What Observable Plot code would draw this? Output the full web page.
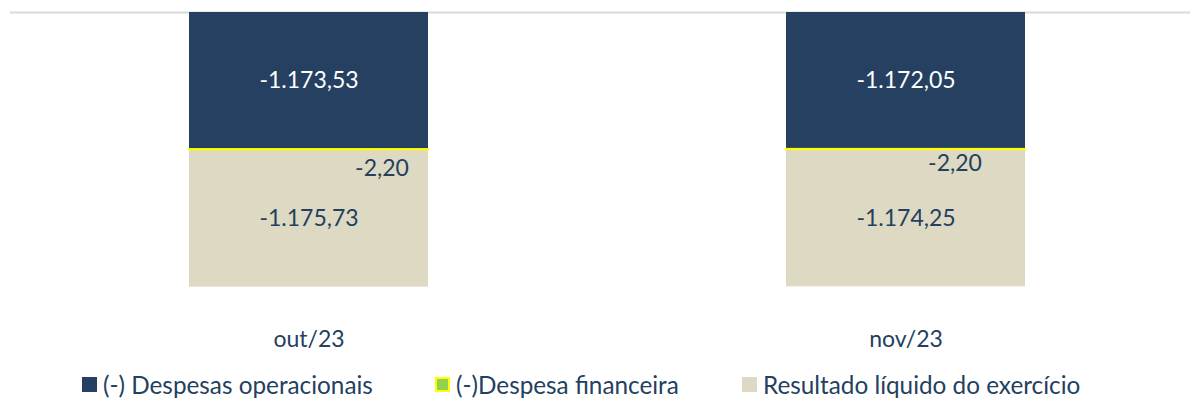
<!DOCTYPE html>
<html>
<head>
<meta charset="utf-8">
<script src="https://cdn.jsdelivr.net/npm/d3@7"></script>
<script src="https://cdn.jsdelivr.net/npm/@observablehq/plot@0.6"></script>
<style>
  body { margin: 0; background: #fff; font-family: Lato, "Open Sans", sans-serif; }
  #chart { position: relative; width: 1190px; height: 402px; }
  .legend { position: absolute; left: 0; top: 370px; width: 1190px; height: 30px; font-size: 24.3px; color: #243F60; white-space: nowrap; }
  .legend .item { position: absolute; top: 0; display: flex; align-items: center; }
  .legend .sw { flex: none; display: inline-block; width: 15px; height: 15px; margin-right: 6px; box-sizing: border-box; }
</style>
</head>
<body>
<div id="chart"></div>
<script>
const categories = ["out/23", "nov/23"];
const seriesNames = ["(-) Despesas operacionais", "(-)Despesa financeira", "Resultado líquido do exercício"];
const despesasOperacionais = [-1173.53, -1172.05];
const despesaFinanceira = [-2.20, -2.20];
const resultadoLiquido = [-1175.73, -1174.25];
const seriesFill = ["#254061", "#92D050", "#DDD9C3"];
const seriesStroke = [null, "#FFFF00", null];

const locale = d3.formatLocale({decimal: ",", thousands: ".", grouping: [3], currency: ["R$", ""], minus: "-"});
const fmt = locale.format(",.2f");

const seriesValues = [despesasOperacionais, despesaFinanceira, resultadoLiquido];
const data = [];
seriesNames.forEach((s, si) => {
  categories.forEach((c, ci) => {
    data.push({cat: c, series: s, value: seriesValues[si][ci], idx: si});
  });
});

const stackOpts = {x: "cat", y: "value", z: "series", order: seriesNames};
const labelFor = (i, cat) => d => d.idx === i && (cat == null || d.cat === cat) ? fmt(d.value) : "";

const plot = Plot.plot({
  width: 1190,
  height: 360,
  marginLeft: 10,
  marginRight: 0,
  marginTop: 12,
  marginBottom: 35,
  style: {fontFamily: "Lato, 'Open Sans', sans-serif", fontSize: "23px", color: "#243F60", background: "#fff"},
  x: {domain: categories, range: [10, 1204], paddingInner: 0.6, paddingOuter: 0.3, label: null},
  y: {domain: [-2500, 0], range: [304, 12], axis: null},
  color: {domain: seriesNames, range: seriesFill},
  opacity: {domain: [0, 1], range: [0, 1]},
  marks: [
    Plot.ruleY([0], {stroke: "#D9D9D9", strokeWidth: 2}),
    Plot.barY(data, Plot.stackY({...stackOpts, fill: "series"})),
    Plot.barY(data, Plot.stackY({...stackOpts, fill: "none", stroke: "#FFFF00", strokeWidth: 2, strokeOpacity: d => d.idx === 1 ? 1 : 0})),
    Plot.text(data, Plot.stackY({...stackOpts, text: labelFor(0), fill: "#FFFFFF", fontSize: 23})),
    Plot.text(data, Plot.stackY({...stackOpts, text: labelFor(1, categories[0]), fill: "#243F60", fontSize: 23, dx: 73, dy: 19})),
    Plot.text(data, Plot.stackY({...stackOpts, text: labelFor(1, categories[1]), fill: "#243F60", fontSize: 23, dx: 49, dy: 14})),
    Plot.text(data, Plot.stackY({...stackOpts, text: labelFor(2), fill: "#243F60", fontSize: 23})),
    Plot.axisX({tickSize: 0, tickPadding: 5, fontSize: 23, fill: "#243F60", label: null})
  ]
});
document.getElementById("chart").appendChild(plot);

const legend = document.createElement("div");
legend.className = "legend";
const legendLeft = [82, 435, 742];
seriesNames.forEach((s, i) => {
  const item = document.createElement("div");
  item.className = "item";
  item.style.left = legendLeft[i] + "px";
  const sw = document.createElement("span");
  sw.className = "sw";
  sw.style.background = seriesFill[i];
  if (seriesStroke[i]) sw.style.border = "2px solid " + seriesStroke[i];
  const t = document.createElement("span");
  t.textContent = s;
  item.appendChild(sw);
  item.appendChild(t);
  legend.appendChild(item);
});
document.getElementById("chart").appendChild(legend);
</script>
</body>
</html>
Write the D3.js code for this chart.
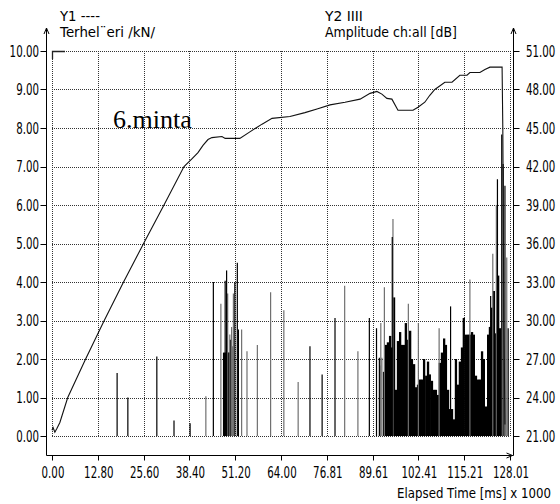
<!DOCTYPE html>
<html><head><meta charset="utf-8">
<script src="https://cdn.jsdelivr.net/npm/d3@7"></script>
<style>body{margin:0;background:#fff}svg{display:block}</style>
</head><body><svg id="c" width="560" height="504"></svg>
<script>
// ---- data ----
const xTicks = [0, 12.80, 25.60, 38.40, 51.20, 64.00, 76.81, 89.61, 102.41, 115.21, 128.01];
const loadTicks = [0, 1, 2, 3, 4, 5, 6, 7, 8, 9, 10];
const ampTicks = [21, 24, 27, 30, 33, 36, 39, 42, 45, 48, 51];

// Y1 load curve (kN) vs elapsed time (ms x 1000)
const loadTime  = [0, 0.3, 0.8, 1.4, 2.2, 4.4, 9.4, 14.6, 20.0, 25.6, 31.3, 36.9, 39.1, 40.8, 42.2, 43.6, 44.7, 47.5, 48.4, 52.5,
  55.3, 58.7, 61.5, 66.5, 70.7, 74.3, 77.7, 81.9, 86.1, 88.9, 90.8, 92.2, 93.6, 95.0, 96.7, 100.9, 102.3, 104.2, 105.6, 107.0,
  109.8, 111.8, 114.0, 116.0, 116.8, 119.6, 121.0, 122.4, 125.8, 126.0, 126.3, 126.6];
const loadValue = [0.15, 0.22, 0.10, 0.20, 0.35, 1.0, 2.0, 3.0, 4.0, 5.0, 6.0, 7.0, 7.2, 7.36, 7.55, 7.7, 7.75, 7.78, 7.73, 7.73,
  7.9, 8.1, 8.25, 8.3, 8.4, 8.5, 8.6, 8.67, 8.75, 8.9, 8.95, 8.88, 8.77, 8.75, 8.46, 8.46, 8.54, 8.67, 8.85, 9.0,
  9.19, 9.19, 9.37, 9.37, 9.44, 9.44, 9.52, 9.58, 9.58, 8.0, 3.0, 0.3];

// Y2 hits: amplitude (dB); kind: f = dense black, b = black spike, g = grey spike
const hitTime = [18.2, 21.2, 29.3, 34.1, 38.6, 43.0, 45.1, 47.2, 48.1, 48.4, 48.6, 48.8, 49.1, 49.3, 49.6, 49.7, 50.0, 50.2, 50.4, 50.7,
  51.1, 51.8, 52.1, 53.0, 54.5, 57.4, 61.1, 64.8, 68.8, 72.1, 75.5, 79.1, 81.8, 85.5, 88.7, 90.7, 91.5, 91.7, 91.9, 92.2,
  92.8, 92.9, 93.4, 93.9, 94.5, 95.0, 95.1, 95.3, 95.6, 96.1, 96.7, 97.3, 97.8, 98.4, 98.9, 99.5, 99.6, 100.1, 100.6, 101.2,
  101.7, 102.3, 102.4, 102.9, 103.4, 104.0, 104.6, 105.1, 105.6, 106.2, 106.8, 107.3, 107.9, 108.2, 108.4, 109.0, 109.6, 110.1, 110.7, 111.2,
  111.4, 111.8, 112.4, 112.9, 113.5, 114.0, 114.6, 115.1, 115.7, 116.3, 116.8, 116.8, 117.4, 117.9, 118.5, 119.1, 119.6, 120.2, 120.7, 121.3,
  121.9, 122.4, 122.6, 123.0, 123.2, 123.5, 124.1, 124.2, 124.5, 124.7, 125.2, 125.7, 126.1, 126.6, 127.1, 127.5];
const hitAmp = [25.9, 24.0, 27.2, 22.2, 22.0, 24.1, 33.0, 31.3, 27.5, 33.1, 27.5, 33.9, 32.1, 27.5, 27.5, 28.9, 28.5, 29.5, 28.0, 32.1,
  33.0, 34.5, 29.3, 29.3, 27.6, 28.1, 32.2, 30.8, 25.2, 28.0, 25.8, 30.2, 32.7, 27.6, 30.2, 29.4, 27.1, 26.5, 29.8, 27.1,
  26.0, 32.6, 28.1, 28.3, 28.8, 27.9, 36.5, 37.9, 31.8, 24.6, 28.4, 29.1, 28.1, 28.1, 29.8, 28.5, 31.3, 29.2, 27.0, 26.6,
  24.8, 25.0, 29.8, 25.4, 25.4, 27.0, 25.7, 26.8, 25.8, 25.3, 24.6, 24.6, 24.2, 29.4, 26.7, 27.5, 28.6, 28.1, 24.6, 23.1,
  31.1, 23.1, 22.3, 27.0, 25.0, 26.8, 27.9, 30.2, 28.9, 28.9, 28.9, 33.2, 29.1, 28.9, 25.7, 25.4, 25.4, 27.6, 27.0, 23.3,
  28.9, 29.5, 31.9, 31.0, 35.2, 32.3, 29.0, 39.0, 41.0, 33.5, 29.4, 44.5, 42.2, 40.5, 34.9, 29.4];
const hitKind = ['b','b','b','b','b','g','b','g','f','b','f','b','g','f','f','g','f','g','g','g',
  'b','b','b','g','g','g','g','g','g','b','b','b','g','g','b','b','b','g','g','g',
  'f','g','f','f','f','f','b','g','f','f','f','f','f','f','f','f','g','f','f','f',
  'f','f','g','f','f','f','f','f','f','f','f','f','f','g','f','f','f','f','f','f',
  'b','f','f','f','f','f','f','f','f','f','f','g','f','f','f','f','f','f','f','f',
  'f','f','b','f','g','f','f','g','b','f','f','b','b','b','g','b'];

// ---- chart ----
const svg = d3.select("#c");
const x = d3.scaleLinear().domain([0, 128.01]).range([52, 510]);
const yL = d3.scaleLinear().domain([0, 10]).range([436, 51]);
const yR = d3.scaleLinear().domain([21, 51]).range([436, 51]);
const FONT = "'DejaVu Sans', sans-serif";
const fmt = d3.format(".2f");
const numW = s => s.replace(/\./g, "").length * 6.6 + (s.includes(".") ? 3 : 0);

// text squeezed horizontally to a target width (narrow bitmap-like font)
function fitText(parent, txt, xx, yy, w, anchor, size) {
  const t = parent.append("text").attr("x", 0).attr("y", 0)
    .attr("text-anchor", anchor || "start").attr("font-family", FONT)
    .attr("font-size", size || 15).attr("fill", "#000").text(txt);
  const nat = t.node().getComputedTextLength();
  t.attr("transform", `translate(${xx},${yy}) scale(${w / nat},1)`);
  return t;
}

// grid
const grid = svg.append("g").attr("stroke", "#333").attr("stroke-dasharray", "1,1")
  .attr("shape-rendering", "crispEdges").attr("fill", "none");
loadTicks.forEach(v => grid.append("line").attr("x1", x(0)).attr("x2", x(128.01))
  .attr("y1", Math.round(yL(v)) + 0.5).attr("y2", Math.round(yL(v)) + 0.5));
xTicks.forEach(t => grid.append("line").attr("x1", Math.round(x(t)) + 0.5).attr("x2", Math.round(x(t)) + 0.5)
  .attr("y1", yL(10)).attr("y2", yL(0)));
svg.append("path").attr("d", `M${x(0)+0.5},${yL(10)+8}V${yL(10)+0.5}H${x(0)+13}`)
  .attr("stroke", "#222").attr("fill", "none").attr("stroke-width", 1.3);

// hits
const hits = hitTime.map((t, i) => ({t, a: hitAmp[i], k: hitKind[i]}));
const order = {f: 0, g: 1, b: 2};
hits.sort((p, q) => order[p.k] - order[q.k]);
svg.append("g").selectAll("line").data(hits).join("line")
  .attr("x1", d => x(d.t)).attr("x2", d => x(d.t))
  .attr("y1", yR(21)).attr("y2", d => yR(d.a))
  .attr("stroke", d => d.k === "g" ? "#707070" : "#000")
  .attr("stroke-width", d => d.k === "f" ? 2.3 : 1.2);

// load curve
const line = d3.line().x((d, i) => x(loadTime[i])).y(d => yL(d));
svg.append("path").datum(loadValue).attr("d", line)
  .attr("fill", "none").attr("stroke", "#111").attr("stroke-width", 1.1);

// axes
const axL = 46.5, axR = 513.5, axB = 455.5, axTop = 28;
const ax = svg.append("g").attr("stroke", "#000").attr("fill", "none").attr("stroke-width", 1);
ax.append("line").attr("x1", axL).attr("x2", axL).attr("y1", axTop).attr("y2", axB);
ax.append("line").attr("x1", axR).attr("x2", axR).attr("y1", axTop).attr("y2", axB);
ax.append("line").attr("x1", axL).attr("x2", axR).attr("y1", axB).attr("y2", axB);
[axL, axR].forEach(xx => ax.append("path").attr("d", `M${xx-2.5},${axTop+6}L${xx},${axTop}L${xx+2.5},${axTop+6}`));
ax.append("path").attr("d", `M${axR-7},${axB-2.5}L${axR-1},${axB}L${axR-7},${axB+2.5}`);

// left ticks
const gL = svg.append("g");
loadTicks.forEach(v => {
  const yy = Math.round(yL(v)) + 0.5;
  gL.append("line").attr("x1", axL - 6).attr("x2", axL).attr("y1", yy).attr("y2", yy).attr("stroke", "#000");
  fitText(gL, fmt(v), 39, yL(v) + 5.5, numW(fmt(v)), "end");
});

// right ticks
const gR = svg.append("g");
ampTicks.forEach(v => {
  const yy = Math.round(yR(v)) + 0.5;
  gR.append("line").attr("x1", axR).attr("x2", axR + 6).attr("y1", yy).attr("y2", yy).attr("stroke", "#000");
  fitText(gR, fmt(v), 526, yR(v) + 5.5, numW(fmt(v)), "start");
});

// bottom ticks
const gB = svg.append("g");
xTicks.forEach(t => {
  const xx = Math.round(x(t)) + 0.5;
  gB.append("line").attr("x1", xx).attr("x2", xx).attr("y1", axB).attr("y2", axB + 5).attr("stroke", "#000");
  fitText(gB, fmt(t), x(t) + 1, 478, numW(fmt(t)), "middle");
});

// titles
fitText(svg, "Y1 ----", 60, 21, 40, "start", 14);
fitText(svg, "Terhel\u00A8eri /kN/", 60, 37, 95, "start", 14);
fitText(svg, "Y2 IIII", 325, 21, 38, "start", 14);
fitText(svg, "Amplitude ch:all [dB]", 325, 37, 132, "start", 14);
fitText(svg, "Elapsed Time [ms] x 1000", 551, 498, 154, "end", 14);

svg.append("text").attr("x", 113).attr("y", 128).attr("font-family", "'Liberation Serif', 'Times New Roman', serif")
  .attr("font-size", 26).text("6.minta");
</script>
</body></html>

===

» **SET TASK**:
Using the entries above, reproduce word for word only the lines from the one that contains "Write the D3.js code for this chart." to the one that contains "45, 48, 51];", both ends included, and drop every picture.

» **WORKED SOLUTION**:
Write the D3.js code for this chart.
<!DOCTYPE html>
<html><head><meta charset="utf-8">
<script src="https://cdn.jsdelivr.net/npm/d3@7"></script>
<style>body{margin:0;background:#fff}svg{display:block}</style>
</head><body><svg id="c" width="560" height="504"></svg>
<script>
// ---- data ----
const xTicks = [0, 12.80, 25.60, 38.40, 51.20, 64.00, 76.81, 89.61, 102.41, 115.21, 128.01];
const loadTicks = [0, 1, 2, 3, 4, 5, 6, 7, 8, 9, 10];
const ampTicks = [21, 24, 27, 30, 33, 36, 39, 42, 45, 48, 51];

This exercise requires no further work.